#### [Material shown]
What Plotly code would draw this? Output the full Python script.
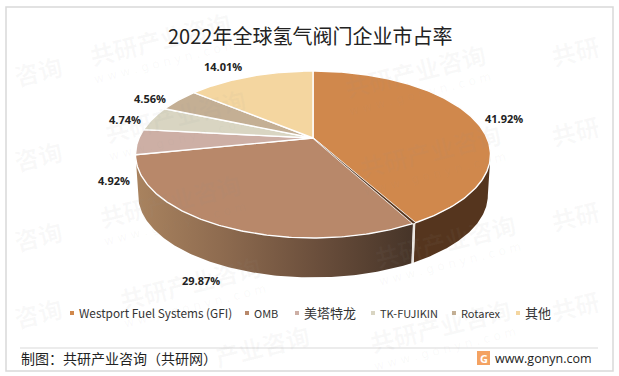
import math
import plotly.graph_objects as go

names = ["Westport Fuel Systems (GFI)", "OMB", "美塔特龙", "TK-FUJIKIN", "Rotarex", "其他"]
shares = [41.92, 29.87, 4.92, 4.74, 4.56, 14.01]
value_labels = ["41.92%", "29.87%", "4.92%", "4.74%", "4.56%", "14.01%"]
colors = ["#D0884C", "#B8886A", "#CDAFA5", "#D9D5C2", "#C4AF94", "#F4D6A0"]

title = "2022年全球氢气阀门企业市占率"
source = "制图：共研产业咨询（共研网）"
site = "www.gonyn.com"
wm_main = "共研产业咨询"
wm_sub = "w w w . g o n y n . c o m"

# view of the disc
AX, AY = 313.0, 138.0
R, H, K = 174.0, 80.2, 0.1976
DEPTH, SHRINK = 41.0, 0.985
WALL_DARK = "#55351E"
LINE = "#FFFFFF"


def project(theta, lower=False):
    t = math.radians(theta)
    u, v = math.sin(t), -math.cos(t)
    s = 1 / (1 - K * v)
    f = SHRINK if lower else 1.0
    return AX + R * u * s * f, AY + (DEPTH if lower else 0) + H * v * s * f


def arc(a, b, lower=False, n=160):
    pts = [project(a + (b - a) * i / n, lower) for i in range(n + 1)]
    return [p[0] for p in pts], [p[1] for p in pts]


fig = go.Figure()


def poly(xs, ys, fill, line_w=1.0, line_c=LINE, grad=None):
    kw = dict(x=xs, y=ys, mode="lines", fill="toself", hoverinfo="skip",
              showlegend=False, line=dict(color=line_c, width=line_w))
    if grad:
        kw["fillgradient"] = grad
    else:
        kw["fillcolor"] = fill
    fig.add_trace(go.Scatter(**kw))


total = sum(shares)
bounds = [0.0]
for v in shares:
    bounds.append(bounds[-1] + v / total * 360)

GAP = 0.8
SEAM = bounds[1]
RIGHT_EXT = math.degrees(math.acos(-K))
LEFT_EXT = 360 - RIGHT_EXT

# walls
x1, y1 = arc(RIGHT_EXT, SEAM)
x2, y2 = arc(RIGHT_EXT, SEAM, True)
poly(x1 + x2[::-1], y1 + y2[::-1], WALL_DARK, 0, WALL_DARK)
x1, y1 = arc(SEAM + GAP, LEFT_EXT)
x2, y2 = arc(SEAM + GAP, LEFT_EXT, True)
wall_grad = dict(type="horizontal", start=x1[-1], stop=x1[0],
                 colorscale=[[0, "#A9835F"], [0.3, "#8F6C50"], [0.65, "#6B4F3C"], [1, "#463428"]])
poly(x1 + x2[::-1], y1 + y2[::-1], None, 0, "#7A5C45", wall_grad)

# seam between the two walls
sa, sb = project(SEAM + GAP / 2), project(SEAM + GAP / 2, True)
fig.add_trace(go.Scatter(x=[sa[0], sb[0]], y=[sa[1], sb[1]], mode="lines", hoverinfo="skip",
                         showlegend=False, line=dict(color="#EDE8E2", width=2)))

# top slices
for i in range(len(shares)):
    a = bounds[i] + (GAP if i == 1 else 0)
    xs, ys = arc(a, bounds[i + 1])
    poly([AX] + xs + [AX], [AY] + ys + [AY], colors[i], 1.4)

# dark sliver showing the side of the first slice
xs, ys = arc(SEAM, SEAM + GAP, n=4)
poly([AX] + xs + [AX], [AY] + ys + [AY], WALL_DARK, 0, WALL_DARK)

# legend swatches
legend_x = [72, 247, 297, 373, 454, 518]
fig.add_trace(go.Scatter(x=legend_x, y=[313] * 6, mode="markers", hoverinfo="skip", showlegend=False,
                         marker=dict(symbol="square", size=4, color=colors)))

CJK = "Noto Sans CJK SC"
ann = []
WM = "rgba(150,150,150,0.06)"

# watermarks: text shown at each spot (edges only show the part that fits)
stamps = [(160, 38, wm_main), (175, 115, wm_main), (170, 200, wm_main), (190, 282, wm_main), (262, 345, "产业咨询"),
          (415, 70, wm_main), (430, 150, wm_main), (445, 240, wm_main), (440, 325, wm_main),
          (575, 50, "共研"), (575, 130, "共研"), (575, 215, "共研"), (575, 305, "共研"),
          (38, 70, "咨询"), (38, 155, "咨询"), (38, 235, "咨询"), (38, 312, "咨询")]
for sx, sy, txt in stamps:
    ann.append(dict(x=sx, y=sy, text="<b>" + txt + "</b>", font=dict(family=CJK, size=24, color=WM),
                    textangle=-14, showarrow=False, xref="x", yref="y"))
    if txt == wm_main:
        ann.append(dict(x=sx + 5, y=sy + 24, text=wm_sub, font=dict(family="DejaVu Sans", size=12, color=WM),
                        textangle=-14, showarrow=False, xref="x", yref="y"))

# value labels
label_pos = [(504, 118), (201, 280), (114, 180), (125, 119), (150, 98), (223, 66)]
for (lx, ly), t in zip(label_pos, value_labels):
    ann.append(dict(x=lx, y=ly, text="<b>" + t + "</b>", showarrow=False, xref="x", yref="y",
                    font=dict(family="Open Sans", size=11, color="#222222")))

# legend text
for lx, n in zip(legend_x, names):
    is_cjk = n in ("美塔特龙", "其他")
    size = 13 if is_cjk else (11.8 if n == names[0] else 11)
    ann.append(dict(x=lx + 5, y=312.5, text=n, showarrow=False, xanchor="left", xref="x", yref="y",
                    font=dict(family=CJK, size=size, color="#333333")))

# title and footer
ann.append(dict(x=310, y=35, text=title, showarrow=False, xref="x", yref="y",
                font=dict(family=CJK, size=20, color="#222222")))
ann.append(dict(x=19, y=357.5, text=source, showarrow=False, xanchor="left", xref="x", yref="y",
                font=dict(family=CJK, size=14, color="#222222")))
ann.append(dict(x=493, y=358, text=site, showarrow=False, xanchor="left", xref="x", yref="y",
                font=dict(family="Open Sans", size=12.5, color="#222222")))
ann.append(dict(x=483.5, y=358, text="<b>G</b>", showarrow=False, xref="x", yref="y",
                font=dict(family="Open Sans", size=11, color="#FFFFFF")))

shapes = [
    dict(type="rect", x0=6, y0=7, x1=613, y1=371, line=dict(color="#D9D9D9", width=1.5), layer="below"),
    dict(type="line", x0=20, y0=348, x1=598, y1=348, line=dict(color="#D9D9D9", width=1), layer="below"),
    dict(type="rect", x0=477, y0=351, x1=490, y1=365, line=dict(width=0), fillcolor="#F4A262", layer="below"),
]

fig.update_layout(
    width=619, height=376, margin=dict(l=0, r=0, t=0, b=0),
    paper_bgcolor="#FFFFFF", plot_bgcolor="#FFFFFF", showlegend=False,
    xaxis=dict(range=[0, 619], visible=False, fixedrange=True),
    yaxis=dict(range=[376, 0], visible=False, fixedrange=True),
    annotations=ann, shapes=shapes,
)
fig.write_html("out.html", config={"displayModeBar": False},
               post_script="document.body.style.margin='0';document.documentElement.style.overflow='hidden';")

...

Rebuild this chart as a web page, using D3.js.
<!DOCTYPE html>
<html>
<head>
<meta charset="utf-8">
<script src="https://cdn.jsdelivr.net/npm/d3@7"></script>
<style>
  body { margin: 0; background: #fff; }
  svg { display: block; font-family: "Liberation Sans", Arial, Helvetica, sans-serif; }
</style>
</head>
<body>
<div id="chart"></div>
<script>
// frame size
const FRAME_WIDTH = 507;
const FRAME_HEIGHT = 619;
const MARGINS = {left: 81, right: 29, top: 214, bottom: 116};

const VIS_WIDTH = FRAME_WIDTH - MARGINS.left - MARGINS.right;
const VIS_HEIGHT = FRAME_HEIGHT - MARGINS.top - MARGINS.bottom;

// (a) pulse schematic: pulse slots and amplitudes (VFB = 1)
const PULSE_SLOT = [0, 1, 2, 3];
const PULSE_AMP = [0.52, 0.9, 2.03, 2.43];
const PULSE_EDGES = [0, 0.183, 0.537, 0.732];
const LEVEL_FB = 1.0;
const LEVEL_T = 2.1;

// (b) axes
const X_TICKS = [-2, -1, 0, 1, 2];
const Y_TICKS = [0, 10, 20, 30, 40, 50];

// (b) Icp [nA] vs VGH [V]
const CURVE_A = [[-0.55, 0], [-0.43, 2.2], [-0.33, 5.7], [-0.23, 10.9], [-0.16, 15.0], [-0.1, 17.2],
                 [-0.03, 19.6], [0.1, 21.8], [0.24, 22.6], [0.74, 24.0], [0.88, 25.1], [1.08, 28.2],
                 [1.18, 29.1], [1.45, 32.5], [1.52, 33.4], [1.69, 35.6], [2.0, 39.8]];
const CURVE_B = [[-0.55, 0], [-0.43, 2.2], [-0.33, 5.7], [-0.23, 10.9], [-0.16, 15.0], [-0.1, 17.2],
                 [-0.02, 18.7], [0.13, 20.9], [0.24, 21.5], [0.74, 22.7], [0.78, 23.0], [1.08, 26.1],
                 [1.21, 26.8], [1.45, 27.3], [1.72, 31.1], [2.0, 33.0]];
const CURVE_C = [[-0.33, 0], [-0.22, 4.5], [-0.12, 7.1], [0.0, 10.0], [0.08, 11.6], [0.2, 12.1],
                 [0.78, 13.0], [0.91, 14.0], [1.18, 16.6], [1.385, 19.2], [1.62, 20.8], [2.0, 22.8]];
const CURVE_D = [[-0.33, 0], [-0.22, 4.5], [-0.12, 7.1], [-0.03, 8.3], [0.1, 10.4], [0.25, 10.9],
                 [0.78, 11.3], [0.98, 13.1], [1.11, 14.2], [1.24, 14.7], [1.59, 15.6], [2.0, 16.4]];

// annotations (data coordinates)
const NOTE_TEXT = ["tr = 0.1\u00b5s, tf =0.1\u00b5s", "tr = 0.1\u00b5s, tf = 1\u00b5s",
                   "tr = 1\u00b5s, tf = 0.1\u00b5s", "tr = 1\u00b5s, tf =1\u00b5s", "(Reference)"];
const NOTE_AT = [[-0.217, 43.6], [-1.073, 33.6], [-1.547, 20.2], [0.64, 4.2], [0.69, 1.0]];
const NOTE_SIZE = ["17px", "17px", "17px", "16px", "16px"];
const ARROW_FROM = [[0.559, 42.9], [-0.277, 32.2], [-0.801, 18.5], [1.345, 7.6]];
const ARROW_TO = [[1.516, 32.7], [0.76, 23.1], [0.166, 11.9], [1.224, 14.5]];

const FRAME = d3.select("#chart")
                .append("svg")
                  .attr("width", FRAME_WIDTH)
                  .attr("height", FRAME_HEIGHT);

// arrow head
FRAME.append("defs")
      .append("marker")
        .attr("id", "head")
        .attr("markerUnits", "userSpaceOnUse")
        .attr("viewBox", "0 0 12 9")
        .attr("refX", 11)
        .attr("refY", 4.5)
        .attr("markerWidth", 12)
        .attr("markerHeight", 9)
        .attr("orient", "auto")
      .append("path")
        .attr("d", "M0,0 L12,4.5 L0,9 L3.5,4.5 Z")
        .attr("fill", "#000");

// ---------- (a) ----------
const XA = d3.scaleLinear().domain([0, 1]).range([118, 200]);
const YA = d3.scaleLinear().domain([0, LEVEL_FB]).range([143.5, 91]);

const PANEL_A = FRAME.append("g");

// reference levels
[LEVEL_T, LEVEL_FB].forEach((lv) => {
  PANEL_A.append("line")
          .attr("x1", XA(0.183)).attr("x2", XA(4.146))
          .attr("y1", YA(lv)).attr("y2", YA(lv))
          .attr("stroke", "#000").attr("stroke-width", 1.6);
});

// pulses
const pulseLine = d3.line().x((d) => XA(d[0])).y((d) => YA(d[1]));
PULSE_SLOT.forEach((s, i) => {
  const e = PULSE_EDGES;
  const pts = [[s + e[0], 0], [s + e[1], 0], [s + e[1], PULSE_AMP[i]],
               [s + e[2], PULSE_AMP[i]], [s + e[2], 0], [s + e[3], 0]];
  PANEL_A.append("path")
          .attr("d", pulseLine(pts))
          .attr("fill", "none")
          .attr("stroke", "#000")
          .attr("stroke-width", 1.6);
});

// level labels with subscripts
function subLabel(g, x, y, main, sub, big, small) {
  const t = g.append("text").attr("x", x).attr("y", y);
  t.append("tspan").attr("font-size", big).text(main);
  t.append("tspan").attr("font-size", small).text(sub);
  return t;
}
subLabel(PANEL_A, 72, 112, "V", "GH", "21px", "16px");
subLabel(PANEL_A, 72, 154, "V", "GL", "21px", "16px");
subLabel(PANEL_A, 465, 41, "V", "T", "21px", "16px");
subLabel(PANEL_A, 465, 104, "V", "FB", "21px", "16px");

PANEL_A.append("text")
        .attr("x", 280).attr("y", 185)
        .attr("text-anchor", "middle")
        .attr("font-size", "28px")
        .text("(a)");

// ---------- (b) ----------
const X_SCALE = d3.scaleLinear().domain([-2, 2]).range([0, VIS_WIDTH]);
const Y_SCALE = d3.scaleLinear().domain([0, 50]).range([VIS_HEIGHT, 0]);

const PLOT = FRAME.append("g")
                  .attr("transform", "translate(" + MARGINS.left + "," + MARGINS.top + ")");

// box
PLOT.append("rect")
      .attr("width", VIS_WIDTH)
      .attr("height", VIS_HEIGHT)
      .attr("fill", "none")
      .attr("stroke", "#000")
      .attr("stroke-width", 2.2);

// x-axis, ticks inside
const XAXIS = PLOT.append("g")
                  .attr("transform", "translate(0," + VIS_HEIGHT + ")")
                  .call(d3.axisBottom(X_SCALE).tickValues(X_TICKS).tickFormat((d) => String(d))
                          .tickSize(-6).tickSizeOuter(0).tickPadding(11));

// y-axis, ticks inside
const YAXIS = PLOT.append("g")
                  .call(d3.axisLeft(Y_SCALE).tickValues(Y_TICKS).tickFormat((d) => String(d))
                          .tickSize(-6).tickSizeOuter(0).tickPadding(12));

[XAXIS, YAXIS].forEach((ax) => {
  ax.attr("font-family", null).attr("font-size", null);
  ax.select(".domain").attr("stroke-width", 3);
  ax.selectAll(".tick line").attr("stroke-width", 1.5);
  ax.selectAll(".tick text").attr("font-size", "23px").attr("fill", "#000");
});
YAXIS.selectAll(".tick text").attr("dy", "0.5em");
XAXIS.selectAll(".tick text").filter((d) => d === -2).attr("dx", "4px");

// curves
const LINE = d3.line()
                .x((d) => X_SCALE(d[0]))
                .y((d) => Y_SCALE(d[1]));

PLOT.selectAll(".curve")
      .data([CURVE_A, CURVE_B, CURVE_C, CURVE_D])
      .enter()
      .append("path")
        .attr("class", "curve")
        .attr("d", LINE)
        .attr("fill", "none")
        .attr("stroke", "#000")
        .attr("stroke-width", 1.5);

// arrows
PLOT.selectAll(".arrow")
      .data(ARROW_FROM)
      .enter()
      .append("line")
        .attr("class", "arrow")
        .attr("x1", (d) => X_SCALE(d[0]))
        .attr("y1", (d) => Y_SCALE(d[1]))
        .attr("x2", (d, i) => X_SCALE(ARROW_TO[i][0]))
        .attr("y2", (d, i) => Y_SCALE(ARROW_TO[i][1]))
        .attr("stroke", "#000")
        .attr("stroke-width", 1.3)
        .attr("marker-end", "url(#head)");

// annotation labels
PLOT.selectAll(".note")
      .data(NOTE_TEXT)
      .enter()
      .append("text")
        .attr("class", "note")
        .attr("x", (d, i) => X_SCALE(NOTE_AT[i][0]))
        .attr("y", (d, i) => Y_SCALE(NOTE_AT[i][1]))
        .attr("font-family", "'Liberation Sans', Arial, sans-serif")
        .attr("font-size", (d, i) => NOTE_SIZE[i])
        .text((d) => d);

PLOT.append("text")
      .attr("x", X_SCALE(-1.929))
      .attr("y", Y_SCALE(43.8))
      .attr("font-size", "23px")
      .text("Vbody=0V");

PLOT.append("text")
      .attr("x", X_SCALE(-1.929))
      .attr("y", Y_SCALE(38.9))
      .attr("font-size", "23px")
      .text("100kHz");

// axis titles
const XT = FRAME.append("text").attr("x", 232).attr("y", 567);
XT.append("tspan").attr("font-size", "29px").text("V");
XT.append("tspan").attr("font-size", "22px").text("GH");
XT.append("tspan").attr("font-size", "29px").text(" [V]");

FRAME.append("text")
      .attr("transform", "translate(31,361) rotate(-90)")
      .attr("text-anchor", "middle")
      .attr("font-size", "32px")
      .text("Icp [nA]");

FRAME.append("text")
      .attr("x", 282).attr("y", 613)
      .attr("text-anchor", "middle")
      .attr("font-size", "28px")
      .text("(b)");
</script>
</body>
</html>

#### [Task]
Both the line containing "What Plotly code" and the line containing "fig = go.Figure()" belong in the copy, along with every line between them. Reproduce that stretch exactly, without the pictures.

#### [Right answer]
What Plotly code would draw this? Output the full Python script.
import math
import plotly.graph_objects as go

names = ["Westport Fuel Systems (GFI)", "OMB", "美塔特龙", "TK-FUJIKIN", "Rotarex", "其他"]
shares = [41.92, 29.87, 4.92, 4.74, 4.56, 14.01]
value_labels = ["41.92%", "29.87%", "4.92%", "4.74%", "4.56%", "14.01%"]
colors = ["#D0884C", "#B8886A", "#CDAFA5", "#D9D5C2", "#C4AF94", "#F4D6A0"]

title = "2022年全球氢气阀门企业市占率"
source = "制图：共研产业咨询（共研网）"
site = "www.gonyn.com"
wm_main = "共研产业咨询"
wm_sub = "w w w . g o n y n . c o m"

# view of the disc
AX, AY = 313.0, 138.0
R, H, K = 174.0, 80.2, 0.1976
DEPTH, SHRINK = 41.0, 0.985
WALL_DARK = "#55351E"
LINE = "#FFFFFF"


def project(theta, lower=False):
    t = math.radians(theta)
    u, v = math.sin(t), -math.cos(t)
    s = 1 / (1 - K * v)
    f = SHRINK if lower else 1.0
    return AX + R * u * s * f, AY + (DEPTH if lower else 0) + H * v * s * f


def arc(a, b, lower=False, n=160):
    pts = [project(a + (b - a) * i / n, lower) for i in range(n + 1)]
    return [p[0] for p in pts], [p[1] for p in pts]


fig = go.Figure()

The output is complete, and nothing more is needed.